▶ WHAT YOU SHOULD DO
Write out the full listing exactly as given, minus the images.

▶ DATA EXCERPT
----------
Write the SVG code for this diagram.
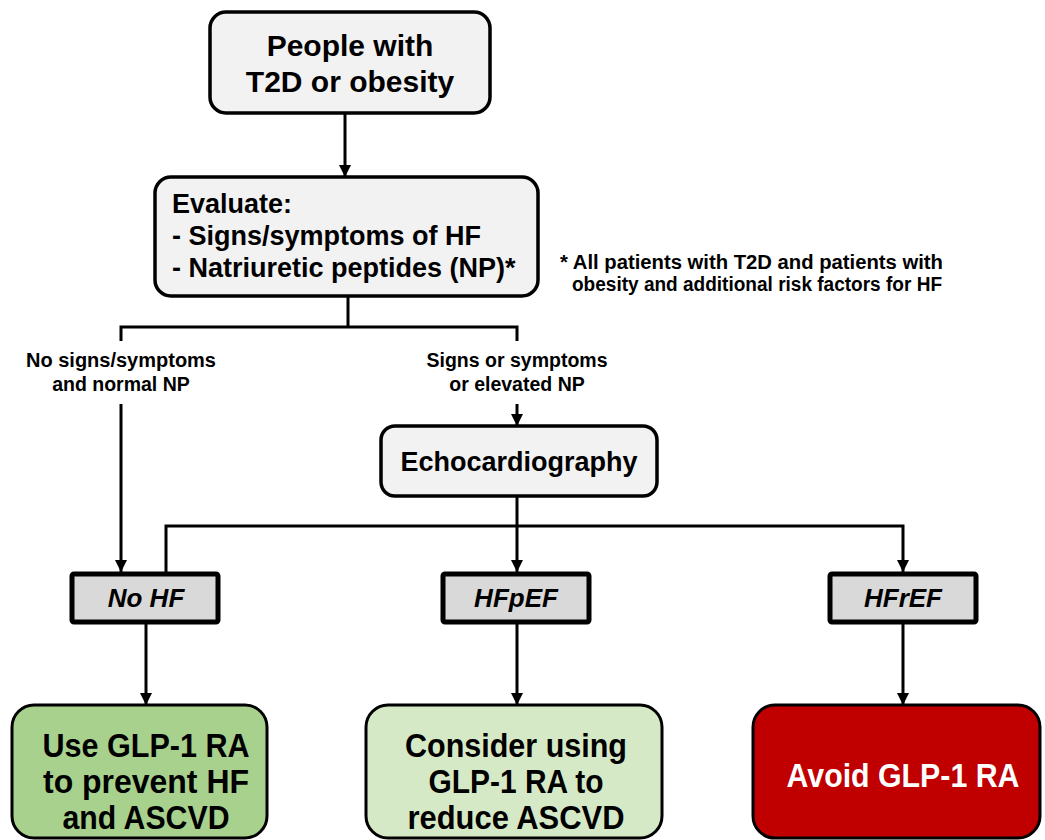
<svg xmlns="http://www.w3.org/2000/svg" width="1045" height="840" viewBox="0 0 1045 840">
<defs>
<marker id="ah" viewBox="0 0 10 10" refX="10" refY="5" markerWidth="4" markerHeight="4" markerUnits="strokeWidth" orient="auto">
<path d="M0,0 L10,5 L0,10 Z" fill="#000"/>
</marker>
<style>
text{font-family:"Liberation Sans",Arial,sans-serif;font-weight:bold;fill:#000}
.box{fill:#f2f2f2;stroke:#000;stroke-width:3.5}
.hf{fill:#d9d9d9;stroke:#000;stroke-width:5}
.big{font-size:30px;text-anchor:middle}
.mid{font-size:27px}
.lab{font-size:19.5px;text-anchor:middle}
.it{font-size:26px;font-style:italic;text-anchor:middle}
.out{font-size:34px;text-anchor:middle}
.conn{fill:none;stroke:#000;stroke-width:3}
</style>
</defs>
<rect width="1045" height="840" fill="#fff"/>
<g id="connectors">
<path class="conn" d="M345,113 V177" marker-end="url(#ah)"/>
<path class="conn" d="M348,296 V327 M121,341 V327 H517 V341"/>
<path class="conn" d="M121,404 V572" marker-end="url(#ah)"/>
<path class="conn" d="M517,404 V426" marker-end="url(#ah)"/>
<path class="conn" d="M517,496 V572" marker-end="url(#ah)"/>
<path class="conn" d="M166,572 V526 H903 V572" marker-end="url(#ah)"/>
<path class="conn" d="M146,622 V705" marker-end="url(#ah)"/>
<path class="conn" d="M517,622 V705" marker-end="url(#ah)"/>
<path class="conn" d="M903,622 V705" marker-end="url(#ah)"/>
</g>
<g id="start">
<rect class="box" x="210" y="12" width="280" height="101" rx="16"/>
<text class="big" x="350" y="56">People with</text>
<text class="big" x="350" y="92">T2D or obesity</text>
</g>
<g id="evaluate">
<rect class="box" x="155" y="177" width="383" height="119" rx="16"/>
<text class="mid" x="172" y="213">Evaluate:</text>
<text class="mid" x="172" y="245">- Signs/symptoms of HF</text>
<text class="mid" x="172" y="277">- Natriuretic peptides (NP)*</text>
</g>
<g id="footnote">
<text x="560" y="269" font-size="19.5px" textLength="383" lengthAdjust="spacingAndGlyphs">* All patients with T2D and patients with</text>
<text x="572" y="291" font-size="19.5px" textLength="370" lengthAdjust="spacingAndGlyphs">obesity and additional risk factors for HF</text>
</g>
<g id="label-no">
<text class="lab" x="121" y="367" textLength="190" lengthAdjust="spacingAndGlyphs">No signs/symptoms</text>
<text class="lab" x="121" y="391">and normal NP</text>
</g>
<g id="label-yes">
<text class="lab" x="517" y="367">Signs or symptoms</text>
<text class="lab" x="517" y="391">or elevated NP</text>
</g>
<g id="echo">
<rect class="box" x="381" y="426" width="276" height="70" rx="14"/>
<text x="519" y="471" font-size="28px" text-anchor="middle" textLength="237" lengthAdjust="spacingAndGlyphs">Echocardiography</text>
</g>
<g id="nohf">
<rect class="hf" x="72" y="574" width="146" height="48" rx="2"/>
<text class="it" x="146" y="607">No HF</text>
</g>
<g id="hfpef">
<rect class="hf" x="443" y="574" width="146" height="48" rx="2"/>
<text class="it" x="516" y="607">HFpEF</text>
</g>
<g id="hfref">
<rect class="hf" x="830" y="574" width="146" height="48" rx="2"/>
<text class="it" x="903" y="607">HFrEF</text>
</g>
<g id="use">
<rect x="12" y="705" width="255" height="133" rx="22" fill="#a9d18e" stroke="#000" stroke-width="3"/>
<text class="out" x="146" y="757" textLength="207" lengthAdjust="spacingAndGlyphs">Use GLP-1 RA</text>
<text class="out" x="146" y="793" textLength="206" lengthAdjust="spacingAndGlyphs">to prevent HF</text>
<text class="out" x="146" y="829" textLength="167" lengthAdjust="spacingAndGlyphs">and ASCVD</text>
</g>
<g id="consider">
<rect x="366" y="705" width="296" height="133" rx="22" fill="#d6e9c6" stroke="#000" stroke-width="3"/>
<text class="out" x="516" y="757" textLength="222" lengthAdjust="spacingAndGlyphs">Consider using</text>
<text class="out" x="516" y="793" textLength="175" lengthAdjust="spacingAndGlyphs">GLP-1 RA to</text>
<text class="out" x="516" y="829" textLength="217" lengthAdjust="spacingAndGlyphs">reduce ASCVD</text>
</g>
<g id="avoid">
<rect x="753" y="705" width="287" height="133" rx="22" fill="#c00000" stroke="#000" stroke-width="3"/>
<text class="out" x="903" y="787" textLength="233" lengthAdjust="spacingAndGlyphs" style="fill:#fff">Avoid GLP-1 RA</text>
</g>
</svg>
----------
▶ REPLY TO THE TASK
Write the SVG code for this diagram.
<svg xmlns="http://www.w3.org/2000/svg" width="1045" height="840" viewBox="0 0 1045 840">
<defs>
<marker id="ah" viewBox="0 0 10 10" refX="10" refY="5" markerWidth="4" markerHeight="4" markerUnits="strokeWidth" orient="auto">
<path d="M0,0 L10,5 L0,10 Z" fill="#000"/>
</marker>
<style>
text{font-family:"Liberation Sans",Arial,sans-serif;font-weight:bold;fill:#000}
.box{fill:#f2f2f2;stroke:#000;stroke-width:3.5}
.hf{fill:#d9d9d9;stroke:#000;stroke-width:5}
.big{font-size:30px;text-anchor:middle}
.mid{font-size:27px}
.lab{font-size:19.5px;text-anchor:middle}
.it{font-size:26px;font-style:italic;text-anchor:middle}
.out{font-size:34px;text-anchor:middle}
.conn{fill:none;stroke:#000;stroke-width:3}
</style>
</defs>
<rect width="1045" height="840" fill="#fff"/>
<g id="connectors">
<path class="conn" d="M345,113 V177" marker-end="url(#ah)"/>
<path class="conn" d="M348,296 V327 M121,341 V327 H517 V341"/>
<path class="conn" d="M121,404 V572" marker-end="url(#ah)"/>
<path class="conn" d="M517,404 V426" marker-end="url(#ah)"/>
<path class="conn" d="M517,496 V572" marker-end="url(#ah)"/>
<path class="conn" d="M166,572 V526 H903 V572" marker-end="url(#ah)"/>
<path class="conn" d="M146,622 V705" marker-end="url(#ah)"/>
<path class="conn" d="M517,622 V705" marker-end="url(#ah)"/>
<path class="conn" d="M903,622 V705" marker-end="url(#ah)"/>
</g>
<g id="start">
<rect class="box" x="210" y="12" width="280" height="101" rx="16"/>
<text class="big" x="350" y="56">People with</text>
<text class="big" x="350" y="92">T2D or obesity</text>
</g>
<g id="evaluate">
<rect class="box" x="155" y="177" width="383" height="119" rx="16"/>
<text class="mid" x="172" y="213">Evaluate:</text>
<text class="mid" x="172" y="245">- Signs/symptoms of HF</text>
<text class="mid" x="172" y="277">- Natriuretic peptides (NP)*</text>
</g>
<g id="footnote">
<text x="560" y="269" font-size="19.5px" textLength="383" lengthAdjust="spacingAndGlyphs">* All patients with T2D and patients with</text>
<text x="572" y="291" font-size="19.5px" textLength="370" lengthAdjust="spacingAndGlyphs">obesity and additional risk factors for HF</text>
</g>
<g id="label-no">
<text class="lab" x="121" y="367" textLength="190" lengthAdjust="spacingAndGlyphs">No signs/symptoms</text>
<text class="lab" x="121" y="391">and normal NP</text>
</g>
<g id="label-yes">
<text class="lab" x="517" y="367">Signs or symptoms</text>
<text class="lab" x="517" y="391">or elevated NP</text>
</g>
<g id="echo">
<rect class="box" x="381" y="426" width="276" height="70" rx="14"/>
<text x="519" y="471" font-size="28px" text-anchor="middle" textLength="237" lengthAdjust="spacingAndGlyphs">Echocardiography</text>
</g>
<g id="nohf">
<rect class="hf" x="72" y="574" width="146" height="48" rx="2"/>
<text class="it" x="146" y="607">No HF</text>
</g>
<g id="hfpef">
<rect class="hf" x="443" y="574" width="146" height="48" rx="2"/>
<text class="it" x="516" y="607">HFpEF</text>
</g>
<g id="hfref">
<rect class="hf" x="830" y="574" width="146" height="48" rx="2"/>
<text class="it" x="903" y="607">HFrEF</text>
</g>
<g id="use">
<rect x="12" y="705" width="255" height="133" rx="22" fill="#a9d18e" stroke="#000" stroke-width="3"/>
<text class="out" x="146" y="757" textLength="207" lengthAdjust="spacingAndGlyphs">Use GLP-1 RA</text>
<text class="out" x="146" y="793" textLength="206" lengthAdjust="spacingAndGlyphs">to prevent HF</text>
<text class="out" x="146" y="829" textLength="167" lengthAdjust="spacingAndGlyphs">and ASCVD</text>
</g>
<g id="consider">
<rect x="366" y="705" width="296" height="133" rx="22" fill="#d6e9c6" stroke="#000" stroke-width="3"/>
<text class="out" x="516" y="757" textLength="222" lengthAdjust="spacingAndGlyphs">Consider using</text>
<text class="out" x="516" y="793" textLength="175" lengthAdjust="spacingAndGlyphs">GLP-1 RA to</text>
<text class="out" x="516" y="829" textLength="217" lengthAdjust="spacingAndGlyphs">reduce ASCVD</text>
</g>
<g id="avoid">
<rect x="753" y="705" width="287" height="133" rx="22" fill="#c00000" stroke="#000" stroke-width="3"/>
<text class="out" x="903" y="787" textLength="233" lengthAdjust="spacingAndGlyphs" style="fill:#fff">Avoid GLP-1 RA</text>
</g>
</svg>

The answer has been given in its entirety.